▶ [Short exercise]:
Retype, please, the listing from its opening line through the line that contains "var fitMm = [23.4, 105.8];", both included, without the pictures.

▶ [Provided data]:
>>>

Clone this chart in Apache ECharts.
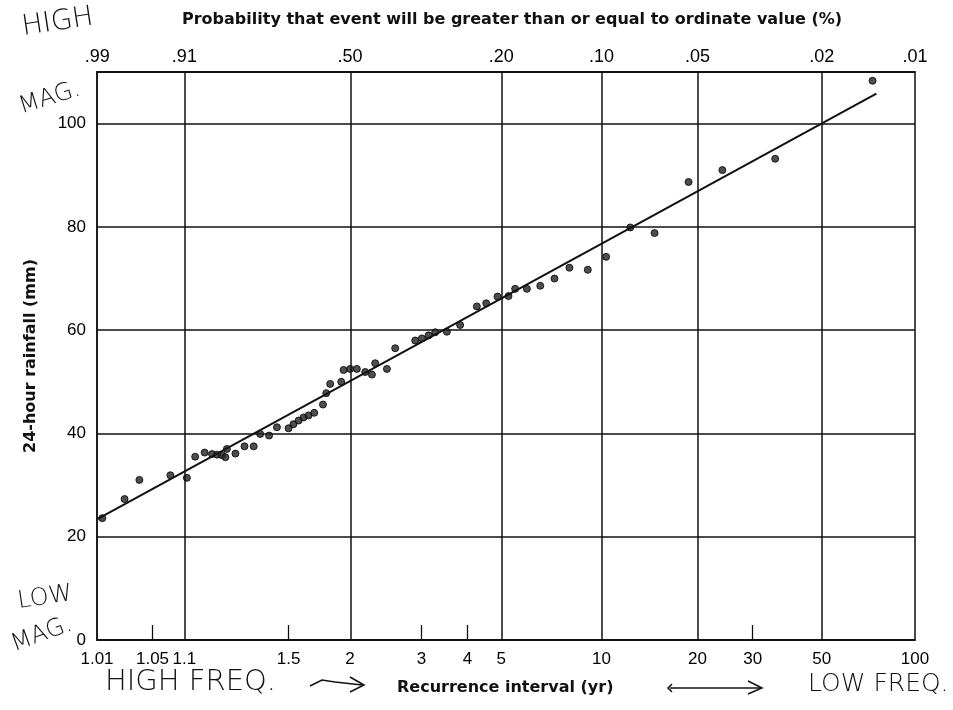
<!DOCTYPE html>
<html lang="en">
<head>
    <meta charset="UTF-8">
    <title>Recurrence interval of 24-hour rainfall</title>
    <script src="https://cdn.jsdelivr.net/npm/echarts@6/dist/echarts.min.js"></script>
</head>
<body style="margin:0;background:#fff;">
    <div id="main" style="width: 953px;height:710px;"></div>
    <script type="text/javascript">
        // recurrence interval (yr) and 24-hour rainfall (mm) for each plotted event
        var recurrenceT = [1.012, 1.024, 1.036, 1.075, 1.105, 1.123, 1.146, 1.166, 1.181, 1.196,
            1.207, 1.212, 1.242, 1.277, 1.316, 1.346, 1.390, 1.432, 1.500, 1.531,
            1.565, 1.599, 1.635, 1.678, 1.748, 1.776, 1.810, 1.912, 1.935, 2.002,
            2.073, 2.168, 2.249, 2.290, 2.446, 2.565, 2.887, 3.006, 3.131, 3.262,
            3.509, 3.818, 4.255, 4.525, 4.876, 5.249, 5.489, 5.946, 6.516, 7.19,
            7.98, 9.08, 10.34, 12.29, 14.64, 18.74, 24.0, 35.4, 72.9];
        var rainfallMm = [23.6, 27.3, 31.0, 31.9, 31.4, 35.5, 36.3, 36.0, 35.9, 35.8,
            35.4, 37.0, 36.1, 37.5, 37.5, 39.9, 39.6, 41.2, 41.0, 41.8,
            42.5, 43.1, 43.5, 44.0, 45.6, 47.8, 49.6, 50.0, 52.3, 52.5,
            52.5, 51.9, 51.4, 53.6, 52.5, 56.5, 58.0, 58.4, 59.0, 59.6,
            59.7, 61.0, 64.6, 65.2, 66.5, 66.6, 68.0, 68.0, 68.6, 70.0,
            72.1, 71.7, 74.2, 79.9, 78.8, 88.7, 91.0, 93.2, 108.3];

        // fitted straight line (two ends)
        var fitT = [1.0101, 75];
        var fitMm = [23.4, 105.8];

        // bottom axis: recurrence interval labels, full grid lines and short ticks
        var bottomTicks = [1.01, 1.05, 1.1, 1.5, 2, 3, 4, 5, 10, 20, 30, 50, 100];
        var gridT = [1.1, 2, 5, 10, 20, 50];
        var shortTickT = [1.05, 1.5, 3, 4, 30];

        // top axis: exceedance probability labels
        var topLabels = ['.99', '.91', '.50', '.20', '.10', '.05', '.02', '.01'];
        var topT = [1 / 0.99, 1.1, 2, 5, 10, 20, 50, 100];

        var yTicks = [0, 20, 40, 60, 80, 100];

        // Gumbel reduced variate, used as the x position
        function gumbel(T) {
            return -Math.log(-Math.log(1 - 1 / T));
        }

        function labelFor(values, labels) {
            var pos = values.map(gumbel);
            return function (v) {
                for (var i = 0; i < pos.length; i++) {
                    if (Math.abs(pos[i] - v) < 1e-6) return labels[i];
                }
                return '';
            };
        }

        var xMin = gumbel(1.01) - 1e-9;
        var xMax = gumbel(100) + 1e-9;

        var points = recurrenceT.map(function (T, i) {
            return [gumbel(T), rainfallMm[i]];
        });
        var fitLine = fitT.map(function (T, i) {
            return [gumbel(T), fitMm[i]];
        });

        var ink = '#111';
        var font = '"Liberation Sans", Arial, sans-serif';
        var boldFont = '"DejaVu Sans", sans-serif';
        var hand = '"DejaVu Sans", sans-serif';

        var myChart = echarts.init(document.getElementById('main'));
        var option = {
            backgroundColor: '#fff',
            animation: false,
            grid: {
                left: 97, right: 38, top: 72, bottom: 70,
                show: true,
                borderColor: ink,
                borderWidth: 1.5
            },
            xAxis: [
                {
                    type: 'value',
                    position: 'bottom',
                    min: xMin,
                    max: xMax,
                    axisLine: {show: true, onZero: false, lineStyle: {color: ink, width: 1.5}},
                    axisTick: {
                        show: true,
                        inside: true,
                        length: 15,
                        customValues: shortTickT.map(gumbel),
                        lineStyle: {color: ink, width: 1.3}
                    },
                    axisLabel: {
                        customValues: bottomTicks.map(gumbel),
                        formatter: labelFor(bottomTicks, bottomTicks.map(String)),
                        color: '#000',
                        fontSize: 17,
                        fontFamily: font,
                        margin: 11
                    },
                    splitLine: {show: false}
                },
                {
                    type: 'value',
                    position: 'top',
                    min: xMin,
                    max: xMax,
                    axisLine: {show: true, onZero: false, lineStyle: {color: ink, width: 1.5}},
                    axisTick: {show: false},
                    axisLabel: {
                        customValues: topT.map(gumbel),
                        formatter: labelFor(topT, topLabels),
                        color: '#000',
                        fontSize: 18,
                        fontFamily: font,
                        margin: 6
                    },
                    splitLine: {show: false}
                }
            ],
            yAxis: {
                type: 'value',
                min: 0,
                max: 110,
                interval: 20,
                name: '24-hour rainfall (mm)',
                nameLocation: 'middle',
                nameGap: 58,
                nameTextStyle: {color: ink, fontSize: 16, fontWeight: 'bold', fontFamily: boldFont},
                axisLine: {show: true, onZero: false, lineStyle: {color: ink, width: 1.5}},
                axisTick: {show: false},
                axisLabel: {
                    customValues: yTicks,
                    color: '#000',
                    fontSize: 17,
                    fontFamily: font,
                    margin: 11
                },
                splitLine: {show: true, lineStyle: {color: ink, width: 1.5}}
            },
            series: [
                {
                    type: 'line',
                    data: fitLine,
                    symbol: 'none',
                    silent: true,
                    lineStyle: {color: ink, width: 2},
                    markLine: {
                        silent: true,
                        symbol: 'none',
                        label: {show: false},
                        lineStyle: {color: ink, width: 1.5, type: 'solid'},
                        data: gridT.map(function (T) {
                            return {xAxis: gumbel(T)};
                        })
                    }
                },
                {
                    type: 'scatter',
                    data: points,
                    symbol: 'circle',
                    symbolSize: 7,
                    itemStyle: {color: '#222', borderColor: '#000', borderWidth: 1}
                }
            ],
            graphic: [
                {
                    type: 'text', x: 182, y: 12,
                    style: {
                        text: 'Probability that event will be greater than or equal to ordinate value (%)',
                        font: 'bold 16px ' + boldFont, fill: ink
                    }
                },
                {
                    type: 'text', x: 397, y: 680,
                    style: {text: 'Recurrence interval (yr)', font: 'bold 16px ' + boldFont, fill: ink}
                },
                // handwritten notes
                {type: 'text', x: 20, y: 14, rotation: 0.15, style: {text: 'HIGH', font: '300 28px ' + hand, fill: ink}},
                {type: 'text', x: 16, y: 96, rotation: 0.3, style: {text: 'MAG.', font: '300 24px ' + hand, fill: ink}},
                {type: 'text', x: 16, y: 590, rotation: 0.15, style: {text: 'LOW', font: '300 24px ' + hand, fill: ink}},
                {type: 'text', x: 8, y: 634, rotation: 0.35, style: {text: 'MAG.', font: '300 24px ' + hand, fill: ink}},
                {type: 'text', x: 105, y: 668, style: {text: 'HIGH FREQ.', font: '300 29px ' + hand, fill: ink}},
                {type: 'text', x: 808, y: 672, style: {text: 'LOW FREQ.', font: '300 25px ' + hand, fill: ink}},
                {
                    type: 'polyline',
                    shape: {points: [[310, 686], [322, 680], [335, 682], [362, 685]]},
                    style: {stroke: ink, lineWidth: 1.5, fill: null}
                },
                {
                    type: 'polyline',
                    shape: {points: [[350, 677], [364, 685], [350, 692]]},
                    style: {stroke: ink, lineWidth: 1.5, fill: null}
                },
                {
                    type: 'polyline',
                    shape: {points: [[672, 684], [668, 688], [672, 692]]},
                    style: {stroke: ink, lineWidth: 1.5, fill: null}
                },
                {
                    type: 'line',
                    shape: {x1: 670, y1: 688, x2: 760, y2: 688},
                    style: {stroke: ink, lineWidth: 1.5}
                },
                {
                    type: 'polyline',
                    shape: {points: [[748, 681], [762, 688], [748, 694]]},
                    style: {stroke: ink, lineWidth: 1.5, fill: null}
                }
            ]
        };

        myChart.setOption(option);
    </script>
</body>
</html>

<<<

▶ [Exercise result]:
Clone this chart in Apache ECharts.
<!DOCTYPE html>
<html lang="en">
<head>
    <meta charset="UTF-8">
    <title>Recurrence interval of 24-hour rainfall</title>
    <script src="https://cdn.jsdelivr.net/npm/echarts@6/dist/echarts.min.js"></script>
</head>
<body style="margin:0;background:#fff;">
    <div id="main" style="width: 953px;height:710px;"></div>
    <script type="text/javascript">
        // recurrence interval (yr) and 24-hour rainfall (mm) for each plotted event
        var recurrenceT = [1.012, 1.024, 1.036, 1.075, 1.105, 1.123, 1.146, 1.166, 1.181, 1.196,
            1.207, 1.212, 1.242, 1.277, 1.316, 1.346, 1.390, 1.432, 1.500, 1.531,
            1.565, 1.599, 1.635, 1.678, 1.748, 1.776, 1.810, 1.912, 1.935, 2.002,
            2.073, 2.168, 2.249, 2.290, 2.446, 2.565, 2.887, 3.006, 3.131, 3.262,
            3.509, 3.818, 4.255, 4.525, 4.876, 5.249, 5.489, 5.946, 6.516, 7.19,
            7.98, 9.08, 10.34, 12.29, 14.64, 18.74, 24.0, 35.4, 72.9];
        var rainfallMm = [23.6, 27.3, 31.0, 31.9, 31.4, 35.5, 36.3, 36.0, 35.9, 35.8,
            35.4, 37.0, 36.1, 37.5, 37.5, 39.9, 39.6, 41.2, 41.0, 41.8,
            42.5, 43.1, 43.5, 44.0, 45.6, 47.8, 49.6, 50.0, 52.3, 52.5,
            52.5, 51.9, 51.4, 53.6, 52.5, 56.5, 58.0, 58.4, 59.0, 59.6,
            59.7, 61.0, 64.6, 65.2, 66.5, 66.6, 68.0, 68.0, 68.6, 70.0,
            72.1, 71.7, 74.2, 79.9, 78.8, 88.7, 91.0, 93.2, 108.3];

        // fitted straight line (two ends)
        var fitT = [1.0101, 75];
        var fitMm = [23.4, 105.8];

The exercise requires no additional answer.